DATA SECTION:
#####
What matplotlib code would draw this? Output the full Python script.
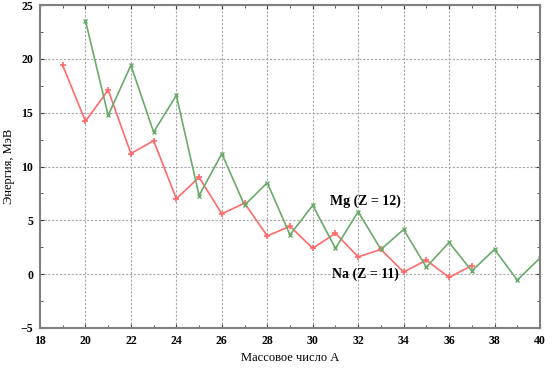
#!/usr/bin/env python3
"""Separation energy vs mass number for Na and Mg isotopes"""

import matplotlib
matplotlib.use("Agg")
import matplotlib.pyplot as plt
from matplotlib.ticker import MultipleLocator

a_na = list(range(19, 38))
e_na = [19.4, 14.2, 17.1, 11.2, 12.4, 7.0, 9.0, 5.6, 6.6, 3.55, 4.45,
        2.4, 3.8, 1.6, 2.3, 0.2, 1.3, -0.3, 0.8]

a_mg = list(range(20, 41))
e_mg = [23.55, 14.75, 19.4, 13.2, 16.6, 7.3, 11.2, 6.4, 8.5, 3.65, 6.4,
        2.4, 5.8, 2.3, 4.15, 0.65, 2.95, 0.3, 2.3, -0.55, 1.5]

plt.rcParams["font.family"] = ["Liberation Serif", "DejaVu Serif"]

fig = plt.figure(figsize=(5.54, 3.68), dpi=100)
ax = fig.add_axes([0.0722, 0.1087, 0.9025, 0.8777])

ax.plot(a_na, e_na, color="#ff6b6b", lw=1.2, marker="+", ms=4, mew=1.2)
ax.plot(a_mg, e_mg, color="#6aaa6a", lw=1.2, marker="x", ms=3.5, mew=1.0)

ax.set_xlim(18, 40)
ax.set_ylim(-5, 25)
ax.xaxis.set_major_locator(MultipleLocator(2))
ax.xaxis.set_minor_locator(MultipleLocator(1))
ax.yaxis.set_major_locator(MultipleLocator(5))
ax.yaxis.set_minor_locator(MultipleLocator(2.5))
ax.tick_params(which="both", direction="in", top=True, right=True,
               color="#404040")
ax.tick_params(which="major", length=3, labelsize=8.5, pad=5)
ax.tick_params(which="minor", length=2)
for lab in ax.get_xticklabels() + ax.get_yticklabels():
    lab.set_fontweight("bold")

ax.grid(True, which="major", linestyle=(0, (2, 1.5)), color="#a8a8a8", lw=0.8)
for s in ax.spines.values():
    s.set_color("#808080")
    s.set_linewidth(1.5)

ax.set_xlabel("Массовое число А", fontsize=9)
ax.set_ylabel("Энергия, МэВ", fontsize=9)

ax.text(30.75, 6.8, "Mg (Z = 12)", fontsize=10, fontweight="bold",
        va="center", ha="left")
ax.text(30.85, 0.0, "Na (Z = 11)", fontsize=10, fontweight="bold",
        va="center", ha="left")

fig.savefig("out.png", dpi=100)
#####
Quote the data above in full and without alteration; skip the pictures.

What matplotlib code would draw this? Output the full Python script.
#!/usr/bin/env python3
"""Separation energy vs mass number for Na and Mg isotopes"""

import matplotlib
matplotlib.use("Agg")
import matplotlib.pyplot as plt
from matplotlib.ticker import MultipleLocator

a_na = list(range(19, 38))
e_na = [19.4, 14.2, 17.1, 11.2, 12.4, 7.0, 9.0, 5.6, 6.6, 3.55, 4.45,
        2.4, 3.8, 1.6, 2.3, 0.2, 1.3, -0.3, 0.8]

a_mg = list(range(20, 41))
e_mg = [23.55, 14.75, 19.4, 13.2, 16.6, 7.3, 11.2, 6.4, 8.5, 3.65, 6.4,
        2.4, 5.8, 2.3, 4.15, 0.65, 2.95, 0.3, 2.3, -0.55, 1.5]

plt.rcParams["font.family"] = ["Liberation Serif", "DejaVu Serif"]

fig = plt.figure(figsize=(5.54, 3.68), dpi=100)
ax = fig.add_axes([0.0722, 0.1087, 0.9025, 0.8777])

ax.plot(a_na, e_na, color="#ff6b6b", lw=1.2, marker="+", ms=4, mew=1.2)
ax.plot(a_mg, e_mg, color="#6aaa6a", lw=1.2, marker="x", ms=3.5, mew=1.0)

ax.set_xlim(18, 40)
ax.set_ylim(-5, 25)
ax.xaxis.set_major_locator(MultipleLocator(2))
ax.xaxis.set_minor_locator(MultipleLocator(1))
ax.yaxis.set_major_locator(MultipleLocator(5))
ax.yaxis.set_minor_locator(MultipleLocator(2.5))
ax.tick_params(which="both", direction="in", top=True, right=True,
               color="#404040")
ax.tick_params(which="major", length=3, labelsize=8.5, pad=5)
ax.tick_params(which="minor", length=2)
for lab in ax.get_xticklabels() + ax.get_yticklabels():
    lab.set_fontweight("bold")

ax.grid(True, which="major", linestyle=(0, (2, 1.5)), color="#a8a8a8", lw=0.8)
for s in ax.spines.values():
    s.set_color("#808080")
    s.set_linewidth(1.5)

ax.set_xlabel("Массовое число А", fontsize=9)
ax.set_ylabel("Энергия, МэВ", fontsize=9)

ax.text(30.75, 6.8, "Mg (Z = 12)", fontsize=10, fontweight="bold",
        va="center", ha="left")
ax.text(30.85, 0.0, "Na (Z = 11)", fontsize=10, fontweight="bold",
        va="center", ha="left")

fig.savefig("out.png", dpi=100)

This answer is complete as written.